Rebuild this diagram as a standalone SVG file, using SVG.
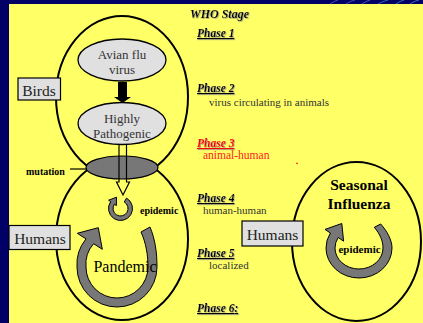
<svg xmlns="http://www.w3.org/2000/svg" width="423" height="323" viewBox="0 0 423 323">
<defs>
<filter id="sh" x="-10%" y="-30%" width="130%" height="180%">
<feDropShadow dx="0.8" dy="0.8" stdDeviation="0.3" flood-color="#888" flood-opacity="0.8"/>
</filter>
</defs>
<style>
.serif{font-family:"Liberation Serif","Times New Roman",serif}
.big{fill:none;stroke:#000;stroke-width:2}
.node{fill:#e0e0e0;stroke:#000;stroke-width:1.3}
.lbl{font-family:"Liberation Serif","Times New Roman",serif;font-size:13px;fill:#333;text-anchor:middle}
.box{fill:#e0e0e0;stroke:#000;stroke-width:1.2}
.boxt{font-family:"Liberation Serif","Times New Roman",serif;font-size:15.5px;fill:#222}
.ph{font-family:"Liberation Serif","Times New Roman",serif;font-size:11.5px;font-weight:bold;font-style:italic;text-decoration:underline;fill:#000}
.desc{font-family:"Liberation Serif","Times New Roman",serif;font-size:11px;fill:#333}
.ring{fill:#777;stroke:#000;stroke-width:1}
.bsm{font-family:"Liberation Serif","Times New Roman",serif;font-weight:bold;fill:#000}
</style>
<rect x="0" y="0" width="423" height="323" fill="#000066"/>
<g stroke-width="0.8" fill="none" opacity="0.7">
<path d="M330,4 Q334,1 338,0" stroke="#9977dd"/>
<path d="M346,4 Q350,1 355,0" stroke="#9977dd"/>
<path d="M362,4 Q366,1 370,0" stroke="#8899ee"/>
<path d="M378,4 Q383,1 388,0" stroke="#55bbdd"/>
<path d="M396,4 Q400,1 404,0" stroke="#55ccdd"/>
<path d="M410,4 Q414,1 419,0" stroke="#66ccdd"/>
</g>
<rect x="9" y="4" width="414" height="319" fill="#ffff66"/>

<g id="birds-region">
<ellipse class="big" cx="122" cy="97" rx="66" ry="81"/>
</g>
<g id="humans-region">
<ellipse class="big" cx="122" cy="239" rx="66" ry="81"/>
</g>
<g id="seasonal-region">
<ellipse class="big" cx="356.5" cy="241.5" rx="64.5" ry="79.5"/>
<text class="bsm" font-size="15.5px" x="359" y="190" text-anchor="middle">Seasonal</text>
<text class="bsm" font-size="15.5px" x="359" y="209" text-anchor="middle">Influenza</text>
</g>

<g id="mutation">
<ellipse cx="122" cy="167.5" rx="36" ry="11.5" fill="#777" stroke="#000" stroke-width="1.2"/>
<text class="bsm" font-size="10px" x="26" y="175">mutation</text>
</g>

<g id="avian">
<ellipse class="node" cx="122" cy="60" rx="44" ry="21"/>
<text class="lbl" x="122" y="59">Avian flu</text>
<text class="lbl" x="122" y="74">virus</text>
</g>
<g id="pathogenic">
<ellipse class="node" cx="122" cy="123.5" rx="44" ry="21"/>
<text class="lbl" x="122" y="123">Highly</text>
<text class="lbl" x="122" y="138">Pathogenic</text>
</g>

<g id="birds-box">
<rect class="box" x="18" y="78" width="42.5" height="22"/>
<text class="boxt" x="39" y="95.5" text-anchor="middle">Birds</text>
</g>
<g id="humans-box-left">
<rect class="box" x="9" y="225.5" width="61" height="24"/>
<text class="boxt" x="40" y="244" text-anchor="middle">Humans</text>
</g>
<g id="humans-box-right">
<rect class="box" x="242" y="221" width="61" height="25"/>
<text class="boxt" x="272.5" y="240" text-anchor="middle">Humans</text>
</g>

<g id="connectors">
<path d="M118,82 L127,82 L127,97 L131,97 L122.5,103 L114,97 L118,97 Z" fill="#000"/>
<path d="M119,145 L119,182 L116.5,182 L123,195 L129.5,182 L126.5,182 L126.5,145" fill="none" stroke="#000" stroke-width="1.2"/>
<line x1="70" y1="169" x2="87" y2="169" stroke="#000" stroke-width="1.2"/>
</g>

<g id="epidemic-left">
<path class="ring" d="M126.5,198.1 A12,12 0 1,1 110.7,201.6 L108.6,200.2 L116.5,197.2 L116.4,205.6 L114.4,204.2 A7.5,7.5 0 1,0 124.25,202 Z"/>
<text class="bsm" font-size="10px" x="140" y="214">epidemic</text>
</g>

<g id="pandemic">
<path class="ring" d="M150,227 C155,239 157,252 157,267 A40,40 0 0,1 117,307 A40,40 0 0,1 77,267 A40,40 0 0,1 86,238.9 L77.3,233.3 L98.3,227.7 L102.3,249.3 L93.6,243.7 A31,31 0 0,0 86,267 A31,31 0 0,0 117,298 A31,31 0 0,0 148,267 C148,255 146,243 141,232 Z"/>
<text class="serif" font-size="16px" x="125" y="272" text-anchor="middle" fill="#000">Pandemic</text>
</g>

<g id="epidemic-right">
<path class="ring" d="M380.7,224 C387,231 392,240 392,248 A33,30 0 0,1 359,278 A33,30 0 0,1 326,248 A33,30 0 0,1 330.4,233 L325,229.4 L341.8,223.5 L343.6,241.2 L338.2,237.5 A24,21 0 0,0 335,248 A24,21 0 0,0 359,269 A24,21 0 0,0 383,248 C383,241 380,234 374.3,227.3 Z"/>
<text class="bsm" font-size="11px" x="359.5" y="253" text-anchor="middle">epidemic</text>
</g>

<g id="who-stages">
<text class="bsm" font-size="12px" font-style="italic" x="190" y="18" filter="url(#sh)">WHO Stage</text>
<text class="ph" x="197" y="37" filter="url(#sh)">Phase 1</text>
<text class="ph" x="197" y="92" filter="url(#sh)">Phase 2</text>
<text class="desc" x="209" y="106">virus circulating in animals</text>
<text class="ph" x="197" y="147" fill="#ff0000" style="fill:#ff0000" filter="url(#sh)">Phase 3</text>
<text class="desc" x="203" y="159" style="fill:#ff2222;font-size:11.5px">animal-human</text>
<circle cx="297" cy="163.3" r="0.9" fill="#ff2222"/>
<text class="ph" x="197" y="202" filter="url(#sh)">Phase 4</text>
<text class="desc" x="203" y="214">human-human</text>
<text class="ph" x="197" y="257" filter="url(#sh)">Phase 5</text>
<text class="desc" x="209" y="269">localized</text>
<text class="ph" x="197" y="312" filter="url(#sh)">Phase 6<tspan style="text-decoration:none">:</tspan></text>
</g>
</svg>
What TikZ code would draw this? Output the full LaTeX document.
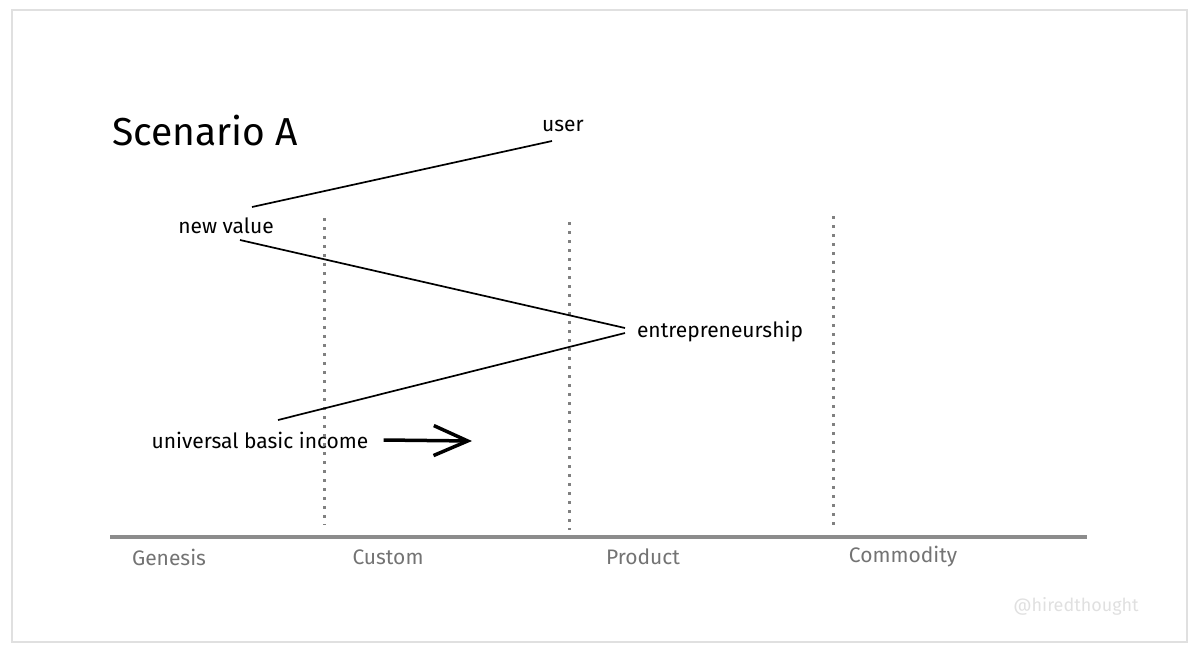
\documentclass[tikz,border=0pt]{standalone}
\usepackage{fontspec}
\setmainfont{Fira Sans}
\usepackage{tikz}
\usetikzlibrary{arrows.meta}
\tikzstyle{comp}=[inner sep=1pt, font=\fontsize{21}{24}\selectfont]
\tikzstyle{stage}=[inner sep=1pt, text=black!55, font=\fontsize{21}{24}\selectfont]
\tikzstyle{link}=[line width=1.7pt]
\tikzstyle{divider}=[draw=black!50, line width=3pt, dash pattern=on 3pt off 6pt]

\begin{document}
\begin{tikzpicture}[x=1pt, y=-1pt]
            \useasboundingbox (0,0) rectangle (1200,657);
            \draw[black!12, line width=1.5pt] (12,10) rectangle (1187,642);
            \node [anchor=base west, inner sep=0pt, font=\fontsize{39}{44}\selectfont] (title) at (112,145) {Scenario A};
            \node [comp] (user) at (563,126) {user};
            \node [comp] (nv) at (226,226) {new value};
            \node [comp] (ent) at (720,332) {entrepreneurship};
            \node [comp] (ubi) at (260,440) {universal basic income};
            \coordinate (tip) at (472,441);
            % evolution axis
            \draw[black!45, line width=4pt] (110,537) -- (1087,537);
            \draw[divider] (324,218) -- (324,525);
            \draw[divider] (569,222) -- (569,530);
            \draw[divider] (833,216) -- (833,525);
            \node [stage] (gen) at (169,557) {Genesis};
            \node [stage] (cus) at (388,557) {Custom};
            \node [stage] (pro) at (643,557) {Product};
            \node [stage] (com) at (903,557) {Commodity};
            \node [text=black!12, font=\fontsize{18}{21}\selectfont] (tag) at (1076,606) {@hiredthought};
            % links
            \path[link] ([shift={(-11,15)}]user.center) edge ([shift={(26,-19)}]nv.center);
            \path[link] ([shift={(14,14)}]nv.center) edge ([shift={(-95,-4)}]ent.center);
            \path[link] ([shift={(-95,1)}]ent.center) edge ([shift={(18,-20)}]ubi.center);
            \path[-{Straight Barb[length=34pt,width=30pt]}, line width=3.5pt] ([xshift=14pt]ubi.east) edge (tip);
        \end{tikzpicture}
\end{document}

═══

Written task: Nothing but the lines from the one containing "What TikZ code" through the one containing "3pt off 6pt]" should appear in your copy, exactly as written and without pictures.

Task response:
What TikZ code would draw this? Output the full LaTeX document.
\documentclass[tikz,border=0pt]{standalone}
\usepackage{fontspec}
\setmainfont{Fira Sans}
\usepackage{tikz}
\usetikzlibrary{arrows.meta}
\tikzstyle{comp}=[inner sep=1pt, font=\fontsize{21}{24}\selectfont]
\tikzstyle{stage}=[inner sep=1pt, text=black!55, font=\fontsize{21}{24}\selectfont]
\tikzstyle{link}=[line width=1.7pt]
\tikzstyle{divider}=[draw=black!50, line width=3pt, dash pattern=on 3pt off 6pt]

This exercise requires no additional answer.